All of that said, is obviously a good idea to give devs/users the ability to only request/give exactly the amount of information they need, and no more, so I think a low-precision API is a good idea in that sense. I'm just wondering how things will actually play out here if there's a high-precision API, and if high precision is often needed, or if there is other info (like voice) which already makes privacy-preservation futile in almost all cases where face tracking is requested by the dev.

How common would it be for an app to ask for low-precision face tracking, but not ask for body tracking?

I don't have data on that. Body tracking does give a lot more information away because it returns the positions of the user's body. This makes it a lot more sensitive which is why I have not proposed it.

Similar question for voice/microphone and high-precision hand tracking. I'd guess that voice will almost immediately ~uniquely identify you, but even with a voice changer, my guess is that a few minutes of talking would give away a huge amount of information based on the words you say and the particular way you say them.

I agree that microphone already gives up a lot of privacy. I guess the browser implementors felt that they had to add it because it was such a strong use case. (Same for camera access)

All of that said, is obviously a good idea to give devs/users the ability to only request/give exactly the amount of information they need, and no more, so I think a low-precision API is a good idea in that sense. I'm just wondering how things will actually play out here if there's a high-precision API, and if high precision is often needed, or if there is other info (like voice) which already makes privacy-preservation futile in almost all cases where face tracking is requested by the dev.

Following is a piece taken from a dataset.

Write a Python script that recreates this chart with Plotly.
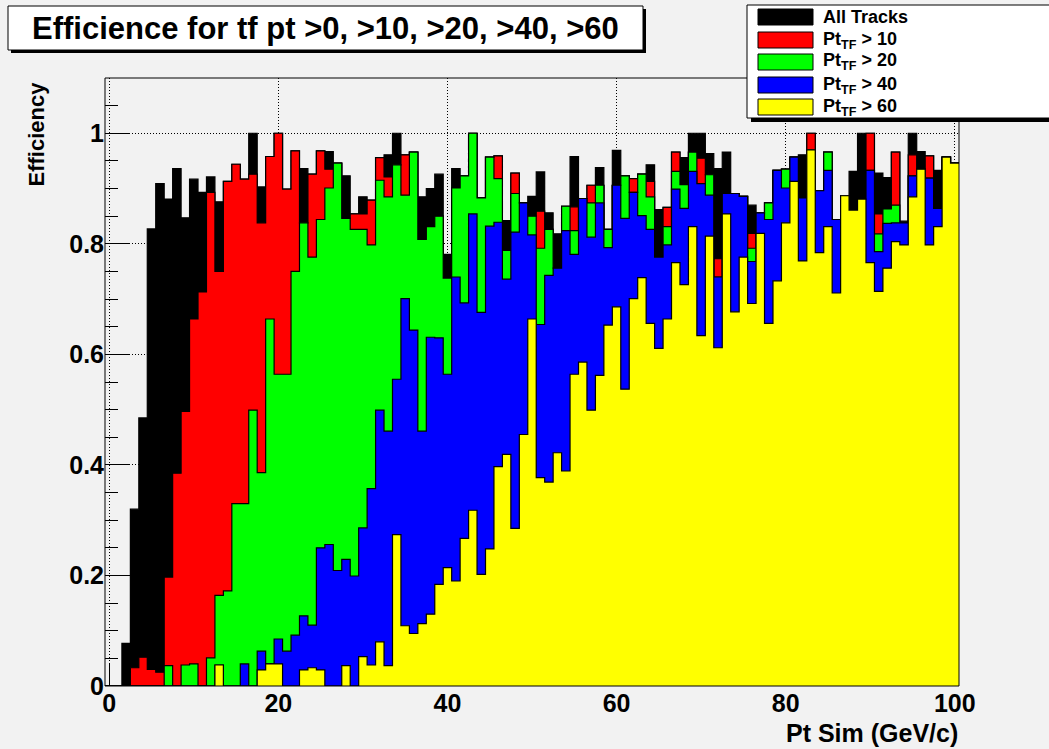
import plotly.graph_objects as go

# ---- data: efficiency per 1 GeV/c bin, bins centred on 0..100 ----
pt_centers = list(range(0, 101))

eff_all = [0, 0, .077, .320, .485, .827, .909, .881, .936, .847,
           .917, .893, .921, .876, .913, .944, .917, 1.0, .903, .958,
           1.0, .899, .968, .936, .926, .968, .967, .946, .923, .854,
           .885, .879, .956, .961, 1.0, .961, .966, .885, .900, .926,
           .781, .936, .923, 1.0, .883, .957, .959, .842, .928, .874,
           .886, .930, .856, .818, .868, .958, .882, .906, .938, .826,
           .969, .923, .918, .926, .943, .862, .866, .966, .956, 1.0,
           1.0, .963, .936, .966, .891, .886, .870, .856, .874, .933,
           .935, .957, .961, 1.0, .896, .966, .844, .887, .931, 1.0,
           1.0, .928, .920, .966, .841, 1.0, .967, .959, .933, .957,
           .946]

eff_pt10 = [0, 0, 0, .033, .052, .030, .025, .197, .385, .497,
            .664, .713, .893, .750, .913, .944, .917, .926, .838, .958,
            1.0, .899, .968, .838, .926, .968, .935, .946, .846, .854,
            .854, .879, .956, .921, .943, .961, .966, .808, .831, .850,
            .738, .901, .923, 1.0, .883, .957, .959, .788, .928, .874,
            .850, .859, .826, .756, .868, .867, .882, .906, .906, .826,
            .906, .923, .918, .926, .913, .776, .866, .966, .907, .966,
            .955, .925, .773, .891, .891, .886, .819, .856, .874, .933,
            .935, .957, .883, 1.0, .896, .966, .844, .887, .861, .881,
            1.0, .854, .863, .966, .838, .961, .935, .959, .864, .957,
            .946]

eff_pt20 = [0, 0, 0, 0, 0, 0, 0, .037, 0, .038,
            .040, 0, .051, .164, .172, .330, .330, .499, .386, .664,
            .564, .564, .750, .838, .776, .844, .901, .946, .846, .826,
            .826, .798, .915, .885, .943, .888, .966, .808, .831, .850,
            .738, .901, .923, 1.0, .883, .957, .918, .788, .891, .874,
            .850, .792, .826, .756, .868, .824, .882, .874, .906, .826,
            .906, .923, .893, .926, .885, .776, .831, .931, .907, .966,
            .909, .925, .740, .891, .891, .886, .792, .856, .874, .933,
            .935, .957, .883, .970, .896, .966, .844, .887, .861, .881,
            .933, .818, .863, .870, .838, .923, .935, .919, .864, .957,
            .946]

eff_pt40 = [0, 0, 0, 0, 0, 0, 0, 0, 0, 0,
            0, 0, 0, .038, 0, 0, .040, 0, .063, .040,
            .085, .063, .092, .127, .110, .250, .256, .209, .229, .199,
            .286, .357, .499, .461, .555, .701, .644, .461, .631, .630,
            .564, .740, .693, .854, .676, .832, .839, .736, .821, .874,
            .816, .654, .743, .756, .824, .781, .882, .812, .874, .793,
            .906, .846, .893, .851, .826, .776, .798, .899, .864, .931,
            .909, .888, .740, .891, .891, .886, .768, .856, .844, .933,
            .901, .957, .883, .970, .896, .933, .844, .887, .861, .881,
            .933, .786, .837, .838, .838, .923, .935, .919, .864, .957,
            .946]

eff_pt60 = [0, 0, 0, 0, 0, 0, 0, 0, 0, 0,
            0, 0, 0, .038, 0, 0, 0, 0, .029, .040,
            .040, 0, 0, .029, .033, .029, 0, 0, .037, 0,
            .053, .038, .080, .037, .274, .109, .095, .113, .130, .184,
            .214, .190, .267, .318, .202, .248, .397, .419, .285, .455,
            .664, .377, .369, .422, .389, .564, .586, .499, .562, .653,
            .686, .537, .701, .739, .656, .611, .664, .766, .726, .831,
            .634, .814, .612, .854, .677, .776, .692, .819, .656, .733,
            .838, .913, .769, .970, .784, .831, .711, .887, .861, .881,
            .766, .714, .756, .804, .798, .885, .935, .798, .831, .957,
            .946]

series_names = ["All Tracks", "Pt<sub>TF</sub> &gt; 10", "Pt<sub>TF</sub> &gt; 20",
                "Pt<sub>TF</sub> &gt; 40", "Pt<sub>TF</sub> &gt; 60"]
series_values = [eff_all, eff_pt10, eff_pt20, eff_pt40, eff_pt60]
series_colors = ["#000000", "#ff0000", "#00ff00", "#0000ff", "#ffff00"]

x_ticks = [0, 20, 40, 60, 80, 100]

# ---- figure geometry (pixels) ----
W, H = 1049, 749
L, R, T, B = 105, 90, 78, 63
PW, PH = W - L - R, H - T - B


def px_x(px):
    return (px - L) / PW


def px_y(py):
    return (H - B - py) / PH


FONT = "Liberation Sans, Arial, sans-serif"
BG = "#f2f2f2"

fig = go.Figure()

for name, vals, col in zip(series_names, series_values, series_colors):
    edges = [c - 0.5 for c in pt_centers] + [pt_centers[-1] + 0.5]
    ys = list(vals) + [vals[-1]]
    fig.add_trace(go.Scatter(
        x=edges, y=ys, mode="lines", name=name,
        line=dict(shape="hv", color="black", width=1.2),
        fill="tozeroy", fillcolor=col, showlegend=False, hoverinfo="skip"))

fig.update_layout(
    width=W, height=H,
    margin=dict(l=L, r=R, t=T, b=B, pad=0),
    paper_bgcolor=BG, plot_bgcolor=BG,
    font=dict(family=FONT, color="black"),
    showlegend=False,
)

fig.update_xaxes(
    range=[-0.5, 100.5], tickmode="array", tickvals=x_ticks,
    ticks="inside", ticklen=22, tickwidth=1, tickcolor="black",
    minor=dict(tickmode="linear", tick0=0, dtick=5, ticks="inside", ticklen=11, tickcolor="black", showgrid=False),
    showgrid=True, gridcolor="black", gridwidth=1, griddash="1px,2px",
    zeroline=False, showline=False, layer="below traces",
    tickfont=dict(family=FONT, size=25, weight="bold"),
)
fig.update_yaxes(
    range=[0, 1.1], tickmode="linear", tick0=0, dtick=0.2,
    ticks="inside", ticklen=25, tickwidth=1, tickcolor="black",
    minor=dict(tickmode="linear", tick0=0, dtick=0.05, ticks="inside", ticklen=13, tickcolor="black", showgrid=False),
    showgrid=True, gridcolor="black", gridwidth=1, griddash="1px,2px",
    zeroline=False, showline=False, layer="below traces",
    tickfont=dict(family=FONT, size=25, weight="bold"),
)

shapes = []
# frame
shapes.append(dict(type="rect", xref="paper", yref="paper", x0=0, x1=1, y0=0, y1=1,
                   line=dict(color="black", width=1), fillcolor="rgba(0,0,0,0)", layer="above"))
# title box with shadow
shapes.append(dict(type="rect", xref="paper", yref="paper", x0=px_x(11), x1=px_x(646),
                   y0=px_y(53), y1=px_y(9), line=dict(width=0), fillcolor="black"))
shapes.append(dict(type="rect", xref="paper", yref="paper", x0=px_x(8), x1=px_x(643),
                   y0=px_y(50), y1=px_y(6), line=dict(color="black", width=1), fillcolor="white"))
# legend box with shadow
shapes.append(dict(type="rect", xref="paper", yref="paper", x0=px_x(751), x1=px_x(1070),
                   y0=px_y(122), y1=px_y(100), line=dict(width=0), fillcolor="black"))
shapes.append(dict(type="rect", xref="paper", yref="paper", x0=px_x(747), x1=px_x(1070),
                   y0=px_y(118), y1=px_y(5), line=dict(color="black", width=1), fillcolor="white"))

annotations = []
row_centers = [17, 40, 62, 85, 107]
for name, col, yc in zip(series_names, series_colors, row_centers):
    shapes.append(dict(type="rect", xref="paper", yref="paper", x0=px_x(758), x1=px_x(813),
                       y0=px_y(yc + 8), y1=px_y(yc - 8), line=dict(color="black", width=1), fillcolor=col))
    annotations.append(dict(text=name, xref="paper", yref="paper", x=px_x(821), y=px_y(yc),
                            xanchor="left", yanchor="middle", showarrow=False,
                            font=dict(family=FONT, size=18, weight="bold")))

annotations.append(dict(text="Efficience for tf pt &gt;0, &gt;10, &gt;20, &gt;40, &gt;60",
                        xref="paper", yref="paper", x=px_x(325), y=px_y(28),
                        xanchor="center", yanchor="middle", showarrow=False,
                        font=dict(family=FONT, size=31, weight="bold")))
annotations.append(dict(text="Efficiency", xref="paper", yref="paper", x=px_x(36), y=px_y(80),
                        xanchor="center", yanchor="top", textangle=-90, showarrow=False,
                        font=dict(family=FONT, size=22, weight="bold")))
annotations.append(dict(text="Pt Sim (GeV/c)", xref="paper", yref="paper", x=px_x(960), y=px_y(733),
                        xanchor="right", yanchor="middle", showarrow=False,
                        font=dict(family=FONT, size=25, weight="bold")))

fig.update_layout(shapes=shapes, annotations=annotations)

fig.write_html("out.html")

I think you answered your own question: a web API should only report the minimum what it is designed for.
This API is designed to animate a person's avatar so things like eye tracking don't need to be super precise in space and time.
Making those optionally high precision and giving the user a choice will be very confusing.

It might a good time to revisit this. Today Safari for Apple Vision Pro is shipping the transient-pointer API that allows retrieving gaze information on a pinch gesture. WebXR / WebGL applications can implement selection by gaze but not hover effects on UI elements since gaze info is only able on pinch.

There's an interactive-regions proposal to let applications define regions that the browser / OS is in charge to highlight when user's gaze hovers them. This way, the gaze information is not exposed to the page. One could implement 2D UIs but at the expense on how flexible is to integrate them visually in the application since the OS and not the application is in charge of rendering in a separate layer. Additional challenge would be interacting with objects / geometries since highlighting those requires custom shaders that are application specific.

A different route described in this issue would be exposing eye tracking information to the page. This would be the simplest and more flexible API but poses additional privacy concerns. Wonder if those can be mitigated.

Likely that in the next 1-2 years eye tracking + gaze will be the common input to all consumer headsets. We will need to converge to a solution that enables cross-platform UIs for WebXR applications.

@dmarcos do you want to discuss this at the face to face next week? (March 25-26)

@cabanier thanks. maybe. where is it?

@cabanier thanks. maybe. where is it?

Meta offices in Bellevue. You can also call in if you don't want to fly

Tagging for /facetoface Incorporating gaze to WebXR experiences

/facetoface this was missed last week we can discuss it in the unconference time at the end of the day.